The Prior Accumulation of Dual-Credit Enrollment Hours as a Measure of First Year Persistence at a 4-Year University

Document Type


Degree Name

Doctor of Education (Ed.D)


Curriculum and Instruction

Date of Award

Fall 2013


Dual enrollment, also known as dual-credit enrollment or concurrent enrollment; is an innovative phenomenon that has swept through education in the last few decades closing the gap in the transition from high school to college. Dual enrollment allows high school students to be dually enrolled in courses that will earn them both high school and college credits. The number of students enrolled in dual credit course programs has tripled in the past 10 years.

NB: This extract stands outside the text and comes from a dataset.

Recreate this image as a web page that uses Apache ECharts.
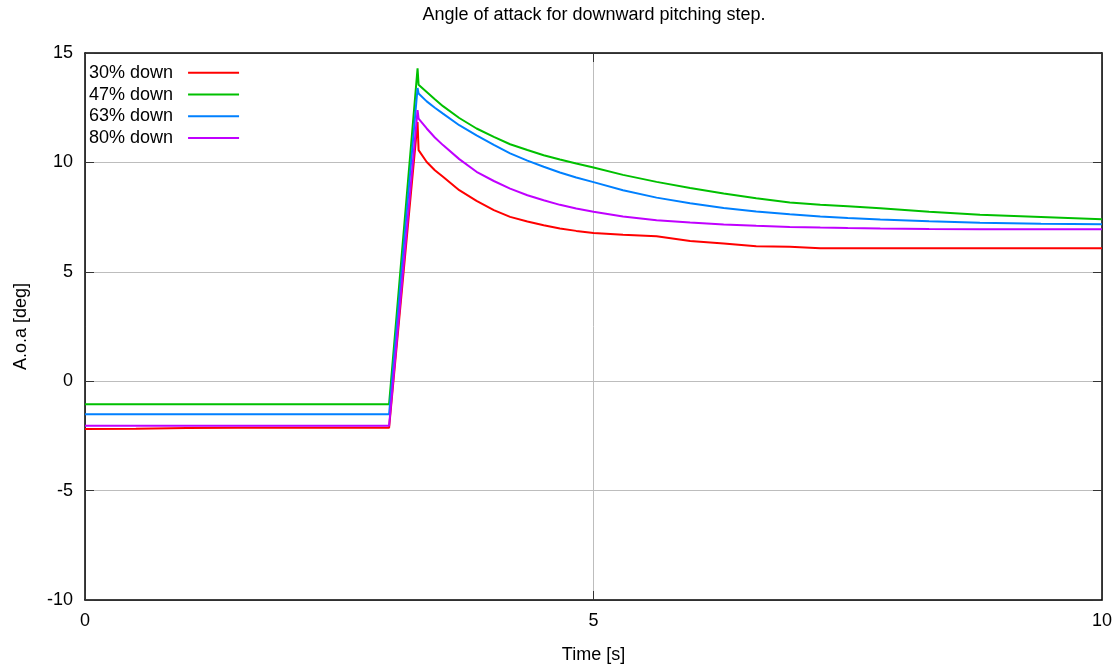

However, there is a lack of research as to how the accumulation of dual-credit enrollment courses affects students once they arrive at a 4-year university and if there is a positive effect on first-year persistence. Therefore, the purpose of this study is to examine the effect of dual-credit enrollment on the Grade Point Average of university students by studying those who had a prior accumulation of 12 or more dual-credit enrollment hours versus those without any dual-credit enrollment hours at a large, Texas 4-year university. The study examined GPA in the first-year (contiguous Fall and Spring semester) using inferential statistics with 225 randomly selected students who arrived with 12 or more dual credit hours in school year 2008 2009, 331 in 2009 2010, and lastly 475 in 2010 2011. The same numbers of randomly selected students without any dual credit hours were selected for each of the school years, in the academic years of 2008 2009, 2009 2010, and 2010 2011. This study was conducted using a Mann Whitney U test to determine if differences exist between two groups on one dependent variable with a .05 significance level. Calculations were made via the Statistical Package for the Social Sciences (SPSS).